First of all, the DEP was working on numeric nutrient standards long before 2009, which is when the EPA decided it was necessary to promulgate federal regulations in Florida. In April, the Department petitioned the EPA to turn the rulemaking back over to the state. Their response wasn't yes or no. But we continue to work on a state-level solution. We hope to craft a set of rules that work for Florida stakeholders and will get EPA approval. Then federal regulations will no longer be necessary and EPA could rescind its January 2009 determination. We’re still in the development process and holding workshops, as well as soliciting comments from stakeholders. It is early in the process but the proposal has been positively received so far. If all goes well, we hope to have final rules ready for legislative ratification in January or February.
A major concern over EPA’s numeric nutrient criteria proposal was the cost of compliance, which some fear will deter business in Florida. Does FDEP have any position on cost and/or how will cost/benefit factor into nutrient regulation if FDEP is successful in its approach?
Cost is a very important consideration when crafting rules, so we’re doing our best to only impose regulations and controls where they are necessary.

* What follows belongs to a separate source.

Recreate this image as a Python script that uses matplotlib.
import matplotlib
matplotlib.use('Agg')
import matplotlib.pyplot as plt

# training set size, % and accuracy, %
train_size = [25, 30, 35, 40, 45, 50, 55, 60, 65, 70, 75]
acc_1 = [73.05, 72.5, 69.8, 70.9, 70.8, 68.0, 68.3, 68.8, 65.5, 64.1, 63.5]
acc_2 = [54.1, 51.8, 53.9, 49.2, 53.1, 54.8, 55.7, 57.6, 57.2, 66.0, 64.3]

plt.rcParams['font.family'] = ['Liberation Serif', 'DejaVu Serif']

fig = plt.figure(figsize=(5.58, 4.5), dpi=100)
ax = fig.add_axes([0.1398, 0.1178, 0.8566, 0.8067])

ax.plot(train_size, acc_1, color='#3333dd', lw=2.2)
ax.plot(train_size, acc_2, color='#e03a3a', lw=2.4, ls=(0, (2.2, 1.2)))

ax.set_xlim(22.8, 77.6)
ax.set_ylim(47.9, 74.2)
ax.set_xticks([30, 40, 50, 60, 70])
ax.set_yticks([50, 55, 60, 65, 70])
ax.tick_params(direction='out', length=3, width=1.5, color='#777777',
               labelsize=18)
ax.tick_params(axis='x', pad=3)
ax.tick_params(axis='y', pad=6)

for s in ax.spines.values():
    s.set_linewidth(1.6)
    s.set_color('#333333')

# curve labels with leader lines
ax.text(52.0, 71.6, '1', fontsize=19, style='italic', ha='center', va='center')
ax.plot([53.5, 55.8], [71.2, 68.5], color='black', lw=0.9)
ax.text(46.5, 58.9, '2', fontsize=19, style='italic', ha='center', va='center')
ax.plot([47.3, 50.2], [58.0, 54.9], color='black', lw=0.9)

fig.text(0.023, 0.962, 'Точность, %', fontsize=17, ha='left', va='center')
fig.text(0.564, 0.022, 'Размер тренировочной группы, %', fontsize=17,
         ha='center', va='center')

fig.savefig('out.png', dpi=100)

It is the FDEP’s intention to not make anyone spend money that isn’t going to provide an environmental value. We’re not only trying to avoid unnecessary regulatory costs, we’re also trying to avoid unnecessary administrative costs associated with having to rely on more cumbersome administrative processes, such as processing Site Specific Alternative Criteria (SSAC) through state and federal rules to set site specific requirements. FDEP will have to address costs as it develops its rules and we believe our more targeted approach will be more cost-effective.
How does the FDEP plan to keep costs down?

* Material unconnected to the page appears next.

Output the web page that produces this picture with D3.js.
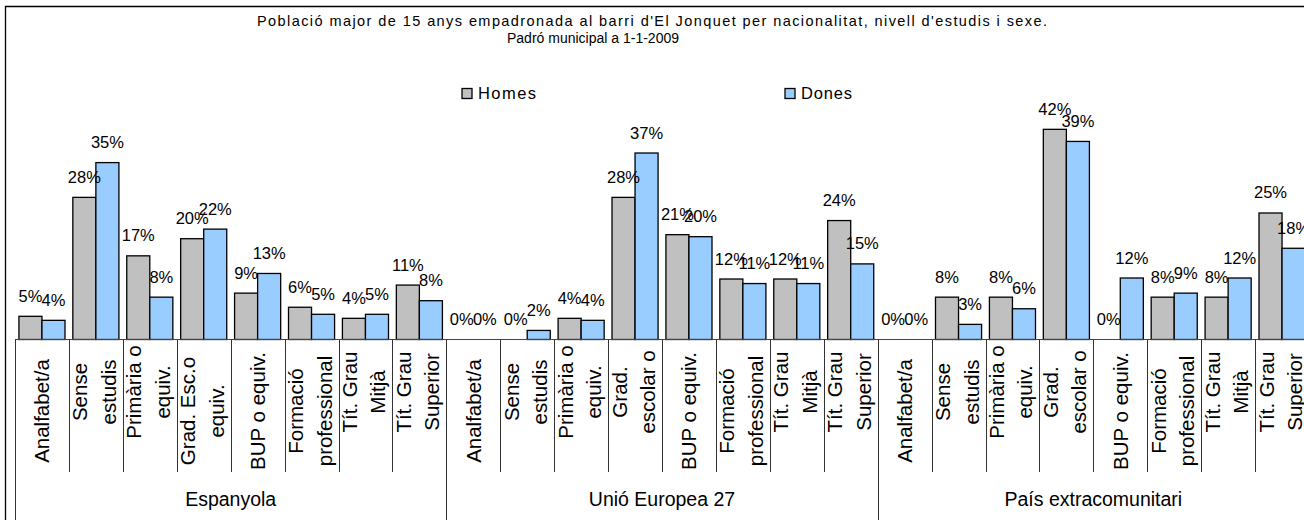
<!DOCTYPE html>
<html>
<head>
<meta charset="utf-8">
<script src="https://cdn.jsdelivr.net/npm/d3@7"></script>
<style>
    body { margin: 0; background: #fff; }
    svg { display: block; font-family: "Liberation Sans", Arial, sans-serif; }
</style>
</head>
<body>
<div class="chart_holder"></div>
<script>

const groups = ["Espanyola", "Unió Europea 27", "País extracomunitari"]
const levels = ["Analfabet/a", "Sense estudis", "Primària o equiv.", "Grad. escolar o equiv.", "BUP o equiv.", "Formació professional", "Tít. Grau Mitjà", "Tít. Grau Superior"]
const sexes = ["Homes", "Dones"]

// category labels as they wrap on the axis
const labels_espanyola = [["Analfabet/a"], ["Sense", "estudis"], ["Primària o", "equiv."], ["Grad. Esc.o", "equiv."], ["BUP o equiv."], ["Formació", "professional"], ["Tít. Grau", "Mitjà"], ["Tít. Grau", "Superior"]]
const labels_ue = [["Analfabet/a"], ["Sense", "estudis"], ["Primària o", "equiv."], ["Grad.", "escolar o"], ["BUP o equiv."], ["Formació", "professional"], ["Tít. Grau", "Mitjà"], ["Tít. Grau", "Superior"]]
const labels_extra = labels_ue

// % per nivell d'estudis
const homes_espanyola = [4.6, 28.2, 16.6, 20.0, 9.2, 6.4, 4.2, 10.8]
const dones_espanyola = [3.8, 35.1, 8.4, 21.9, 13.1, 5.0, 5.0, 7.7]
const homes_ue = [0, 0, 4.2, 28.2, 20.8, 12.0, 12.0, 23.6]
const dones_ue = [0, 1.8, 3.8, 37.0, 20.4, 11.1, 11.1, 15.0]
const homes_extra = [0, 8.4, 8.4, 41.7, 0, 8.4, 8.4, 25.1]
const dones_extra = [0, 3.0, 6.1, 39.3, 12.2, 9.2, 12.2, 18.1]

const title_1 = "Població major de 15 anys empadronada al barri d'El Jonquet per nacionalitat, nivell d'estudis i sexe."
const title_2 = "Padró municipal a 1-1-2009"

const width = 1304
const height = 520

const series = {
    "Espanyola": { Homes: homes_espanyola, Dones: dones_espanyola, labels: labels_espanyola },
    "Unió Europea 27": { Homes: homes_ue, Dones: dones_ue, labels: labels_ue },
    "País extracomunitari": { Homes: homes_extra, Dones: dones_extra, labels: labels_extra }
}

const data = []
groups.forEach(g => {
    levels.forEach((l, i) => {
        sexes.forEach(s => {
            data.push({ group: g, level: l, sex: s, value: series[g][s][i] })
        })
    })
})

const svg = d3.select(".chart_holder")
    .append("svg")
    .attr("width", width)
    .attr("height", height)

const x_group = d3.scaleBand()
    .domain(groups)
    .range([15, 1309])

const x_level = d3.scaleBand()
    .domain(levels)
    .range([0, x_group.bandwidth()])

const x_sex = d3.scaleBand()
    .domain(sexes)
    .range([0, x_level.bandwidth()])
    .paddingOuter(0.17)

const baseline = 339.5
const y = d3.scaleLinear()
    .domain([0, 45])
    .range([baseline, baseline - 45 * 5.04])

const color = d3.scaleOrdinal()
    .domain(sexes)
    .range(["#C0C0C0", "#99CCFF"])

// outer frame (chart is cut on the right and bottom)
svg.append("path")
    .attr("d", `M5.5,${height} V6.5 H${width}`)
    .attr("fill", "none")
    .attr("stroke", "#000")
    .attr("stroke-width", 1.3)

// title
svg.append("text")
    .attr("x", 257)
    .attr("y", 25.5)
    .attr("font-size", 14.5)
    .attr("textLength", 790)
    .attr("lengthAdjust", "spacing")
    .text(title_1)

svg.append("text")
    .attr("x", 507)
    .attr("y", 43)
    .attr("font-size", 14)
    .text(title_2)

// legend
const legend_x = { Homes: 462, Dones: 785 }
const legend = svg.append("g")
    .selectAll("g")
    .data(sexes)
    .join("g")
    .attr("transform", d => `translate(${legend_x[d]},88.5)`)

legend.append("rect")
    .attr("width", 10)
    .attr("height", 10)
    .attr("fill", d => color(d))
    .attr("stroke", "#000")
    .attr("stroke-width", 1.3)

legend.append("text")
    .attr("x", 16)
    .attr("y", 10.5)
    .attr("font-size", 16.5)
    .attr("textLength", d => d == "Homes" ? 58 : 51)
    .attr("lengthAdjust", "spacing")
    .text(d => d)

const bar_x = d => x_group(d.group) + x_level(d.level) + x_sex(d.sex)

// bars
svg.append("g")
    .selectAll("rect")
    .data(data.filter(d => d.value > 0))
    .join("rect")
    .attr("x", bar_x)
    .attr("y", d => y(d.value))
    .attr("width", x_sex.bandwidth())
    .attr("height", d => y(0) - y(d.value))
    .attr("fill", d => color(d.sex))
    .attr("stroke", "#000")
    .attr("stroke-width", 1.3)

// axis line
svg.append("line")
    .attr("x1", 15)
    .attr("x2", width)
    .attr("y1", baseline)
    .attr("y2", baseline)
    .attr("stroke", "#444")
    .attr("stroke-width", 1)

// value labels
svg.append("g")
    .selectAll("text")
    .data(data)
    .join("text")
    .attr("x", d => bar_x(d) + x_sex.bandwidth() / 2)
    .attr("y", d => y(d.value) - 14.5)
    .attr("text-anchor", "middle")
    .attr("font-size", 16.5)
    .text(d => Math.round(d.value) + "%")

// category separators and group separators
const ticks = svg.append("g")
    .attr("stroke", "#333")
    .attr("stroke-width", 1)

groups.forEach(g => {
    levels.forEach((l, i) => {
        const x0 = Math.round(x_group(g) + x_level(l)) + 0.5
        ticks.append("line")
            .attr("x1", x0).attr("x2", x0)
            .attr("y1", baseline)
            .attr("y2", i == 0 ? height : 472)
    })
})

// category labels
const cat_labels = svg.append("g")
    .attr("font-size", 20.5)

groups.forEach(g => {
    levels.forEach((l, i) => {
        const lines = series[g].labels[i]
        const cx = x_group(g) + x_level(l) + x_level.bandwidth() / 2
        const offsets = lines.length == 1 ? [7.5] : [-8.5, 20]
        const items = lines.map((t, j) => cat_labels.append("text")
            .attr("text-anchor", "middle")
            .text(t)
            .datum(cx + offsets[j]))
        const longest = d3.max(items, t => t.node().getComputedTextLength())
        const cy = longest > 100 ? 411 : 392
        items.forEach(t => t.attr("transform", d => `translate(${d},${cy}) rotate(-90)`))
    })
})

// group labels
svg.append("g")
    .selectAll("text")
    .data(groups)
    .join("text")
    .attr("x", d => x_group(d) + x_group.bandwidth() / 2)
    .attr("y", 506)
    .attr("text-anchor", "middle")
    .attr("font-size", 19.5)
    .text(d => d)

</script>
</body>
</html>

The key is a more site-specific approach to the problem without complete reliance on the SSAC process. For example, the St. Johns River is operating under a TMDL restoration program and would not benefit from applying separate numeric nutrient criteria. Our first step would be to recognize existing efforts and not complicate those with a second set of rules.
The other principle is that if the water body is healthy, or a more appropriate numeric criteria can be documented by the regulated stakeholder based on site specific evaluations, then expectations would be adjusted accordingly without having to go through the more formal and time-consuming process associated with SSAC.
A lot of those kinds of concepts and principles are embedded in our solution.
One thing we learned from the Great Recession is that uncertainty upsets markets and stalls progress, as do overly stringent and costly regulations. What light can you shed on the nutrient rulemaking situation that would help the regulated community plan and prepare?
It is the goal of the FDEP to make sure that the regulated community and the community at large understand how it is affected. That’s why we are holding public workshops and providing information on the Numeric Nutrient Criteria Development page of our website, including the most recent drafts.
The situation between the FDEP and EPA is fairly complex, and there are court cases pending. It appears FDEP and EPA are on parallel rulemaking paths, and that the two agencies don’t agree. How do you think the situation will be resolved?
We are trying to craft a solution that will gain EPA approval. We understand that EPA does have a consent decree in the lawsuit settlement that they need to account for, but there is nothing that restricts the EPA from rescinding the January 2009 letter to impose federal standards. And we are engaging the environmental groups that are party to the lawsuit, hoping that the rules are satisfactory to them. If the state-level solution is acceptable, it is our hope that the EPA will rescind their order and make a motion to close the consent decree.
A lot of leaders and organizations nationally have commented that the U.S. environmental regulatory framework may need fundamental change to deal effectively and equitably with complex issues like nutrients. What are your thoughts?
I’m not ready to concede that point. It remains to be seen how the EPA will react. I believe the EPA has the ability to be creative and reasonable. We still see the value of working within the framework that is there.
Is this the most significant project or initiative you have been involved in at the FDEP?
It is certainly the one that’s gotten the most attention. But my passion is the relatively fledgling Basin Management Action Plan (BMAP) program, which happens to depend on water quality standards, monitoring and assessment of water quality, and Total Maximum Daily Loads. This program enables us to work with communities on restoring impaired water bodies. It is one of the more significant things we do.